When contacted by the Washington Examiner about the pending litigation, the DOJ reaffirmed the Trump administration’s commitment to defending women, including incarcerated women, from the harms of gender ideology.

“For years, biological men convicted of serious violent crimes have been housed in women’s prisons based solely on self-identified gender as female, raising documented safety concerns from staff and inmates about risks of sexual assault from biologically male prisoners,” a DOJ official told the Washington Examiner, adding, “This Administration is committed to protecting women, including those in custody, and will continue efforts to reaffirm biological reality and safeguard women’s spaces.”

Rhonda Fleming (Courtesy of Jeanette Driever, a friend of Fleming and former FMC Carswell inmate)

Fleming said she is willing to waive damages if the government agrees to place her in a halfway house close to her elderly mother in Houston for the remainder of her sentence. Fleming, a former FMC Carswell inmate, is currently held far from home at a satellite camp in Lexington, Kentucky, about 1,000 miles away.

“It is an old story,” Fleming said. “Women get shafted, no matter what they are willing to surrender.”

Fleming suggested that the federal government allocate funds to victims based on the level of harm that they have suffered.

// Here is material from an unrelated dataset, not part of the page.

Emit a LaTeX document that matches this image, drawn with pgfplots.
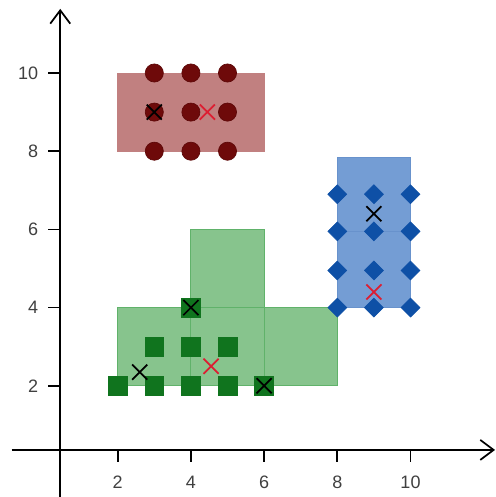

She said some of the women need mental health care after being forced to undress in the presence of male inmates, many of whom are convicted sex offenders.

MORE FEMALE INMATES ALLEGE SEXUAL ABUSE IN TRANSGENDER SEPARATION CASE

The transgender inmates currently incarcerated at FMC Carswell include Michael D. Reed, who reportedly raped a 75-year-old woman and pleaded guilty to kidnapping plus indecent acts with a child, and serial child rapist July Justine Shelby, who is behind bars for distributing child sexual abuse images.

“Psychology services in the prison told me and other women that WE were delusional not to accept these ‘women.’ I think that may be called mental health malpractice,” Fleming said.